Data entries:

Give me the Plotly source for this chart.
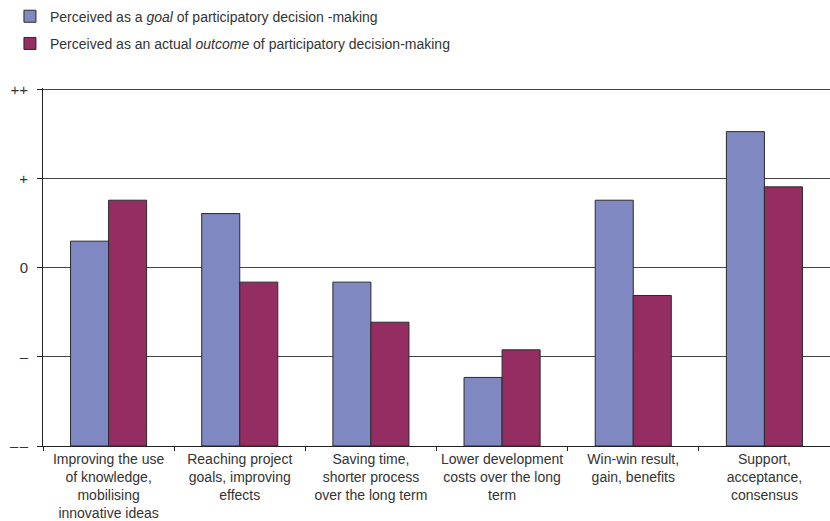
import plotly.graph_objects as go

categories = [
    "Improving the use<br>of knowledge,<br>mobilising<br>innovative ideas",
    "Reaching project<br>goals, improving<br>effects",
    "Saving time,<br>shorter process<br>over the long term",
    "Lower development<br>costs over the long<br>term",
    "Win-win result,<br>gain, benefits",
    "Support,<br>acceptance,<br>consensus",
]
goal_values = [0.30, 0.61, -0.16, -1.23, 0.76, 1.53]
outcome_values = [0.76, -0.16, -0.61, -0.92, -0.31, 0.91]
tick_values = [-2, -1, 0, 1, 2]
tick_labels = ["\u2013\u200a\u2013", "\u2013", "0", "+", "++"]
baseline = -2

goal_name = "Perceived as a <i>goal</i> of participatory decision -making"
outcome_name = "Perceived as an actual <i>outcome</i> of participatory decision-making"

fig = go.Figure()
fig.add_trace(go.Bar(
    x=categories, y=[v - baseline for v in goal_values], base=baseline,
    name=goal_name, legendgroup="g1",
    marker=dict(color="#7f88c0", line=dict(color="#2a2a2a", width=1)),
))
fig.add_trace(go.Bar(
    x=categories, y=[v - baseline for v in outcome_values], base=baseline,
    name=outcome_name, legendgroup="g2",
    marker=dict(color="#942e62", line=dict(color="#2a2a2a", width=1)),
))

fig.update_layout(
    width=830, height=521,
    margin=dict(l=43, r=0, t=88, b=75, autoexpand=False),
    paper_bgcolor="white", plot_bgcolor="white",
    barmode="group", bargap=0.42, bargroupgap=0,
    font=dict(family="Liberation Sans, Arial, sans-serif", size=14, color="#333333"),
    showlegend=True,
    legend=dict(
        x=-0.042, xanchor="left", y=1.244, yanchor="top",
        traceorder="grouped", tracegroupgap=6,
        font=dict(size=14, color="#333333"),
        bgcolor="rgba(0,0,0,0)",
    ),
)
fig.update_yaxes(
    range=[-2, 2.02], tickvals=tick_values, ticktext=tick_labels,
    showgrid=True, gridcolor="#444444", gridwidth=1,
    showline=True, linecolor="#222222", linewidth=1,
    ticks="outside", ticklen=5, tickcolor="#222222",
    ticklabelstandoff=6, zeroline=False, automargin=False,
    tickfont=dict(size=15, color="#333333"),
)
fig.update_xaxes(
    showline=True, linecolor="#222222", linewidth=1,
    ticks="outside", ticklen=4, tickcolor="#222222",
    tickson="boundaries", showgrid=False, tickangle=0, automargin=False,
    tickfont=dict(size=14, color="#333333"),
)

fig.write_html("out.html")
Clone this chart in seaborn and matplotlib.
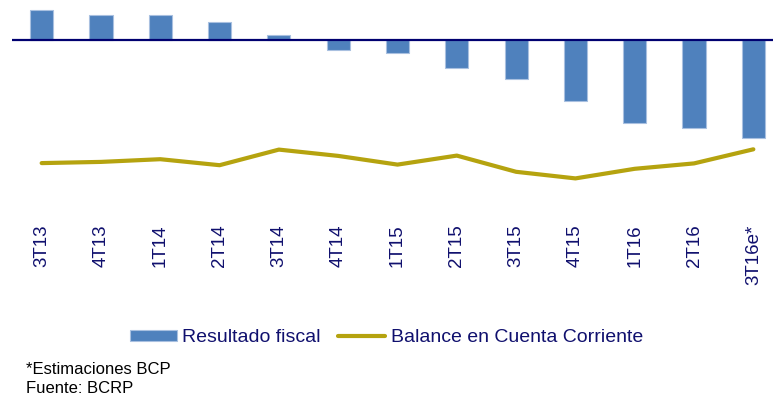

- What needs to be done:
Begin with the first line of the records and repeat every line up to the one with "import plotly.graph_objects as go", counting that line too. Pictures are not part of the copy.

- Exercise response:
Give me the Plotly source for this chart.
import plotly.graph_objects as go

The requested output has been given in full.